China: “It’s a win-win story.”

Date: 11 Nov 2015

Bumblebee Design

“Typically, Chinese clients are founders and owners of sizeable and listed companies, with international exposure,” says Michael Yong-Haron, managing director and head of North Asia at RBC Wealth Management. “UHNWIs in China tend to be ‘asset-heavy’ and ‘cash-light.’ This is understandable because they are still in accumulation mode and their own companies and businesses will give them a higher rate of return on their capital.”

Despite this, Hubert Tse, senior partner at Chinese law firm Boss & Young in Shanghai says: “We are seeing a lot more family offices being established, and more demand for advisers and financial services offerings to really help high net worth individuals invest the wealth they have built.”

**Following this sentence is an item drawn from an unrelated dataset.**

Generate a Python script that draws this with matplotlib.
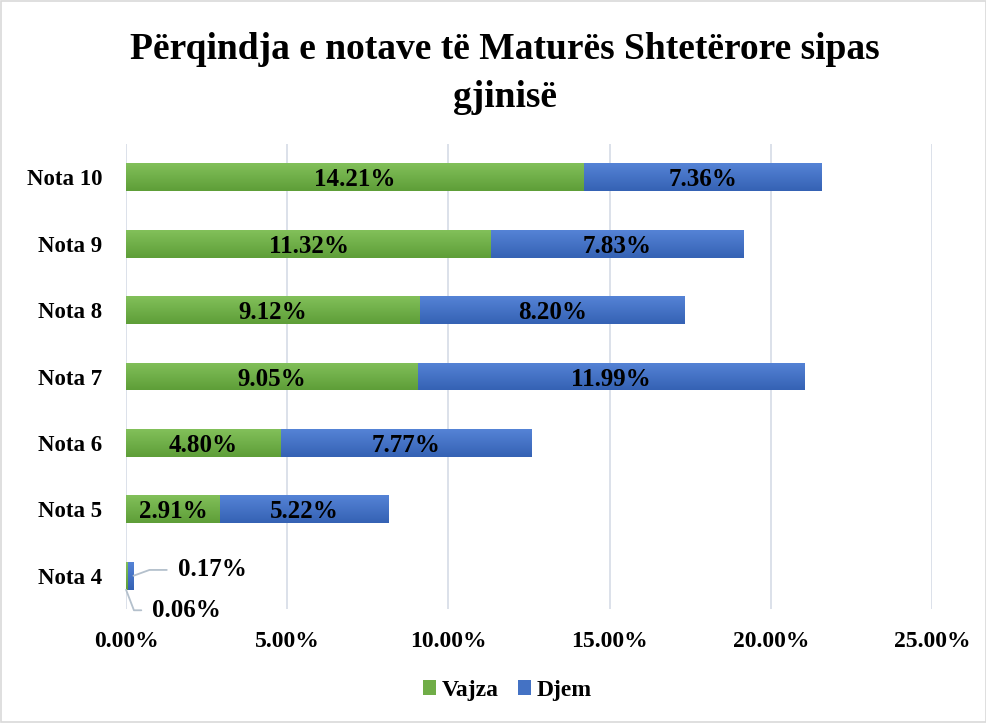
import matplotlib
matplotlib.use("Agg")
import matplotlib.pyplot as plt
import matplotlib.ticker as mtick
import numpy as np
from matplotlib.colors import LinearSegmentedColormap
from matplotlib.patches import Rectangle

plt.rcParams.update({
    "font.family": ["Liberation Serif", "DejaVu Serif"],
    "font.weight": "bold",
    "font.size": 17,
})

grades = ["Nota 4", "Nota 5", "Nota 6", "Nota 7", "Nota 8", "Nota 9", "Nota 10"]
vajza = [0.06, 2.91, 4.80, 9.05, 9.12, 11.32, 14.21]
djem = [0.17, 5.22, 7.77, 11.99, 8.20, 7.83, 7.36]
x_ticks = [0, 5, 10, 15, 20, 25]
title_lines = ["Përqindja e notave të Maturës Shtetërore sipas", "gjinisë"]

GREEN, BLUE = "#70AD47", "#4472C4"
GREEN_TOP, GREEN_BOT = "#82C05A", "#5E9E38"
BLUE_TOP, BLUE_BOT = "#5583D6", "#3562B4"
GRID = "#D9DEE8"
LEADER = "#B4C0CC"
LBL = 18


def shade(ax, bars, top, bottom):
    # vertical gradient fill clipped to each bar
    cmap = LinearSegmentedColormap.from_list("g", [top, bottom])
    grad = np.linspace(0, 1, 64).reshape(-1, 1)
    for b in bars:
        x0, y0 = b.get_x(), b.get_y()
        w, h = b.get_width(), b.get_height()
        im = ax.imshow(grad, cmap=cmap, aspect="auto", origin="upper",
                       extent=[x0, x0 + w, y0, y0 + h], zorder=b.get_zorder())
        im.set_clip_path(b)


fig = plt.figure(figsize=(9.87, 7.23), dpi=100)
ax = fig.add_axes([0.1277, 0.1577, 0.8166, 0.6431])
y = np.arange(len(grades))
h = 0.42

b1 = ax.barh(y, vajza, height=h, color=GREEN, label="Vajza", zorder=3)
b2 = ax.barh(y, djem, left=vajza, height=h, color=BLUE, label="Djem", zorder=3)
shade(ax, b1, GREEN_TOP, GREEN_BOT)
shade(ax, b2, BLUE_TOP, BLUE_BOT)

# value labels centred in each segment (except the tiny Nota 4 ones)
for i in range(1, len(grades)):
    ax.text(vajza[i] / 2, y[i], f"{vajza[i]:.2f}%", ha="center",
            va="center_baseline", fontsize=LBL, fontweight="bold", zorder=5)
    ax.text(vajza[i] + djem[i] / 2, y[i], f"{djem[i]:.2f}%", ha="center",
            va="center_baseline", fontsize=LBL, fontweight="bold", zorder=5)

ax.annotate(f"{djem[0]:.2f}%", xy=(vajza[0] + djem[0], y[0]), xytext=(32, 6),
            textcoords="offset points", ha="left", va="center_baseline",
            fontsize=LBL, fontweight="bold",
            arrowprops=dict(arrowstyle="-", color=LEADER, lw=1.3, shrinkA=6,
                            shrinkB=0,
                            connectionstyle="angle,angleA=0,angleB=20"))
ax.annotate(f"{vajza[0]:.2f}%", xy=(0, y[0] - h / 2), xytext=(19, -13),
            textcoords="offset points", ha="left", va="center_baseline",
            fontsize=LBL, fontweight="bold",
            arrowprops=dict(arrowstyle="-", color=LEADER, lw=1.3, shrinkA=6,
                            shrinkB=0,
                            connectionstyle="angle,angleA=0,angleB=-69"))

ax.set_xlim(0, 25)
ax.set_ylim(-0.5, len(grades) - 0.5)
ax.set_xticks(x_ticks)
ax.xaxis.set_major_formatter(mtick.FuncFormatter(lambda v, _: f"{v:.2f}%"))
ax.set_yticks(y)
ax.set_yticklabels(grades)
ax.tick_params(axis="y", length=0, pad=17, labelsize=16.5)
ax.tick_params(axis="x", length=0, pad=16, labelsize=17)
for s in ax.spines.values():
    s.set_visible(False)
ax.grid(axis="x", color=GRID, lw=1.3, zorder=0)
ax.set_axisbelow(True)

# two-line title, baselines placed separately
for line, yb in zip(title_lines, [0.918, 0.852]):
    fig.text(0.5117, yb, line, ha="center", va="baseline", fontsize=27,
             fontweight="bold")

fig.legend(handles=[b1, b2], loc="center", bbox_to_anchor=(0.514, 0.045), ncol=2,
           frameon=False, fontsize=17, handlelength=0.55, handleheight=0.55,
           handletextpad=0.25, columnspacing=0.8)

fig.patches.append(Rectangle((0.001, 0.001), 0.998, 0.998, transform=fig.transFigure,
                             fill=False, edgecolor="#D9D9D9", lw=1.2))

fig.savefig("out.png", dpi=100)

He adds: “In the past, China’s property market was the only real option for investment, but more recently stocks have become a viable alternative option. There is also a lot more demand for investment opportunities in overseas real estate, whether for emigration purposes or for schooling children internationally. We see an increase in purchasing top-end residential real estate in Vancouver, New York, London and elsewhere.”

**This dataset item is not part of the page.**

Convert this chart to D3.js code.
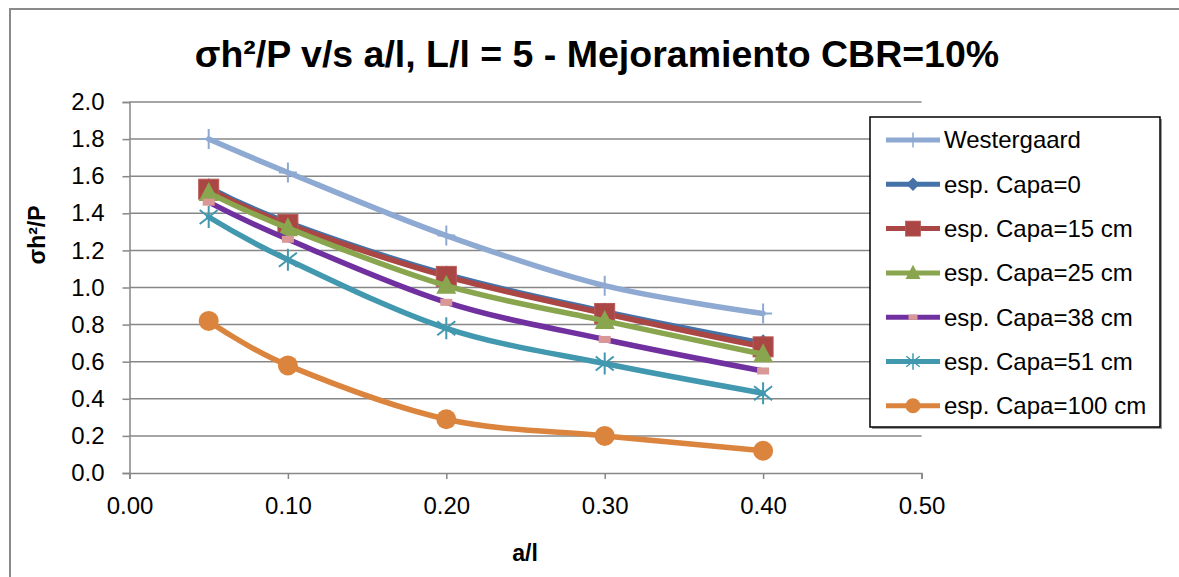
<!DOCTYPE html>
<html>
<head>
<meta charset="utf-8">
<script src="https://cdn.jsdelivr.net/npm/d3@7"></script>
<style>
  body { margin: 0; background: #fff; }
  svg { display: block; font-family: "Liberation Sans", Arial, sans-serif; }
</style>
</head>
<body>
<div id="chart"></div>
<script>
// Data
var xValues = [0.05, 0.10, 0.20, 0.30, 0.40];
var westergaard = [1.80, 1.62, 1.28, 1.01, 0.86];
var capa0 = [1.54, 1.35, 1.07, 0.87, 0.70];
var capa15 = [1.53, 1.34, 1.06, 0.86, 0.68];
var capa25 = [1.51, 1.32, 1.01, 0.82, 0.64];
var capa38 = [1.46, 1.26, 0.92, 0.72, 0.55];
var capa51 = [1.38, 1.15, 0.78, 0.59, 0.43];
var capa100 = [0.82, 0.58, 0.29, 0.20, 0.12];
var seriesNames = ['Westergaard', 'esp. Capa=0', 'esp. Capa=15 cm', 'esp. Capa=25 cm',
  'esp. Capa=38 cm', 'esp. Capa=51 cm', 'esp. Capa=100 cm'];
var xTicks = [0, 0.1, 0.2, 0.3, 0.4, 0.5];
var yTicks = [0, 0.2, 0.4, 0.6, 0.8, 1.0, 1.2, 1.4, 1.6, 1.8, 2.0];

var styles = [
  {color: '#8EA9D2', marker: 'plus', mcolor: '#8EA9D2'},
  {color: '#4572A7', marker: 'diamond', mcolor: '#4572A7'},
  {color: '#AA4643', marker: 'square', mcolor: '#AA4643'},
  {color: '#89A54E', marker: 'triangle', mcolor: '#89A54E'},
  {color: '#71309F', marker: 'dash', mcolor: '#D99795'},
  {color: '#4198AF', marker: 'star', mcolor: '#4198AF'},
  {color: '#DB843D', marker: 'circle', mcolor: '#DB843D'}
];

var allValues = [westergaard, capa0, capa15, capa25, capa38, capa51, capa100];
var data = allValues.map(function (vals, i) {
  return {
    name: seriesNames[i],
    style: styles[i],
    values: vals.map(function (v, j) { return {x: xValues[j], y: v}; })
  };
});

var W = 1179, H = 577;
var margin = {top: 102, left: 129.5, right: 257.5, bottom: 104};
var width = W - margin.left - margin.right;
var height = H - margin.top - margin.bottom;

var x = d3.scaleLinear().domain([0, 0.5]).range([0, width]);
var y = d3.scaleLinear().domain([0, 2]).range([height, 0]);

var line = d3.line()
    .curve(d3.curveCatmullRom.alpha(0))
    .x(function (d) { return x(d.x); })
    .y(function (d) { return y(d.y); });

var svg = d3.select('#chart').append('svg')
    .attr('width', W)
    .attr('height', H);

// Outer chart border (runs off the right and bottom edges)
svg.append('rect')
  .attr('x', 10).attr('y', 9)
  .attr('width', W + 20).attr('height', H + 20)
  .attr('fill', 'none')
  .attr('stroke', '#8a8a8a')
  .attr('stroke-width', 2);

// Title
svg.append('text')
  .attr('x', 597).attr('y', 67)
  .attr('text-anchor', 'middle')
  .style('font-size', '37.5px')
  .style('font-weight', 'bold')
  .text('σh²/P v/s a/l, L/l = 5 - Mejoramiento CBR=10%');

var g = svg.append('g')
    .attr('transform', 'translate(' + margin.left + ',' + margin.top + ')');

// Gridlines
g.selectAll('.grid')
  .data(yTicks.slice(1))
  .enter().append('line')
  .attr('class', 'grid')
  .attr('x1', 0).attr('x2', width)
  .attr('y1', function (d) { return y(d); })
  .attr('y2', function (d) { return y(d); })
  .attr('stroke', '#878787')
  .attr('stroke-width', 1.5);

// Axes
var xAxis = d3.axisBottom(x).tickValues(xTicks).tickSize(6).tickPadding(15)
    .tickFormat(d3.format('.2f'));
var yAxis = d3.axisLeft(y).tickValues(yTicks).tickSize(7).tickPadding(18)
    .tickFormat(d3.format('.1f'));

g.append('g')
  .attr('class', 'x-axis')
  .attr('transform', 'translate(0,' + height + ')')
  .call(xAxis);

g.append('g')
  .attr('class', 'y-axis')
  .call(yAxis);

g.selectAll('.domain').attr('stroke', '#878787').attr('stroke-width', 1.5);
g.selectAll('.tick line').attr('stroke', '#878787').attr('stroke-width', 1.5);
g.selectAll('.tick text')
  .attr('fill', '#000')
  .style('font-size', '24px')
  .style('font-family', '"Liberation Sans", Arial, sans-serif');
g.select('.x-axis').selectAll('.tick text').attr('dy', '0.85em');

// Axis titles
svg.append('text')
  .attr('x', 525).attr('y', 561)
  .attr('text-anchor', 'middle')
  .style('font-size', '23px')
  .style('font-weight', 'bold')
  .text('a/l');

svg.append('text')
  .attr('transform', 'translate(45,235) rotate(-90)')
  .attr('text-anchor', 'middle')
  .style('font-size', '23px')
  .style('font-weight', 'bold')
  .text('σh²/P');

// Marker drawing
function drawMarker(sel, st) {
  var c = st.mcolor;
  if (st.marker === 'plus') {
    sel.append('path').attr('d', 'M-9,0H9M0,-10V10')
      .attr('stroke', c).attr('stroke-width', 2).attr('fill', 'none');
  } else if (st.marker === 'diamond') {
    sel.append('path').attr('d', 'M0,-9L9,0L0,9L-9,0Z').attr('fill', c);
  } else if (st.marker === 'square') {
    sel.append('rect').attr('x', -10).attr('y', -10).attr('width', 20).attr('height', 20)
      .attr('fill', c).attr('stroke', '#b85a57').attr('stroke-width', 1);
  } else if (st.marker === 'triangle') {
    sel.append('path').attr('d', 'M0,-11L10,8L-10,8Z').attr('fill', c);
  } else if (st.marker === 'dash') {
    sel.append('rect').attr('x', -6).attr('y', -3.5).attr('width', 12).attr('height', 7)
      .attr('fill', c);
  } else if (st.marker === 'star') {
    sel.append('path').attr('d', 'M0,-11V11M-9,-7L9,7M-9,7L9,-7')
      .attr('stroke', c).attr('stroke-width', 2).attr('fill', 'none');
  } else if (st.marker === 'circle') {
    sel.append('circle').attr('r', 10).attr('fill', c);
  }
}

// Series
var series = g.selectAll('.series')
  .data(data)
  .enter().append('g')
  .attr('class', 'series');

series.append('path')
  .attr('d', function (d) { return line(d.values); })
  .attr('fill', 'none')
  .attr('stroke', function (d) { return d.style.color; })
  .attr('stroke-width', 5.5)
  .attr('stroke-linecap', 'round');

series.each(function (d) {
  var s = d3.select(this);
  d.values.forEach(function (v) {
    var m = s.append('g')
      .attr('transform', 'translate(' + x(v.x) + ',' + y(v.y) + ')');
    drawMarker(m, d.style);
  });
});

// Legend
var legend = svg.append('g').attr('transform', 'translate(870,117)');
legend.append('rect')
  .attr('x', 2).attr('y', 2)
  .attr('width', 290).attr('height', 310)
  .attr('fill', '#9a9a9a');
legend.append('rect')
  .attr('width', 290).attr('height', 310)
  .attr('fill', '#fff')
  .attr('stroke', '#000')
  .attr('stroke-width', 1.5);

var item = legend.selectAll('.item')
  .data(data)
  .enter().append('g')
  .attr('class', 'item')
  .attr('transform', function (d, i) { return 'translate(0,' + (23 + i * 44.3) + ')'; });

item.append('line')
  .attr('x1', 16).attr('x2', 70)
  .attr('stroke', function (d) { return d.style.color; })
  .attr('stroke-width', 5);

item.each(function (d) {
  var m = d3.select(this).append('g');
  drawMarker(m, d.style);
  m.attr('transform', 'translate(43,0) scale(0.75)');
});

item.append('text')
  .attr('x', 74).attr('dy', '0.35em')
  .style('font-size', '24px')
  .text(function (d) { return d.name; });
</script>
</body>
</html>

The Chinese have become increasingly keen to move their money out of China this year, in the wake of turbulent domestic stock markets, which saw the total value of equities listed in China drop by around $4 trillion over the summer, and then the devaluation of the currency followed. But, simply putting money to work in other jurisdictions is not an option: the Chinese government still maintains relatively strict exchange controls that limit the movement of money overseas.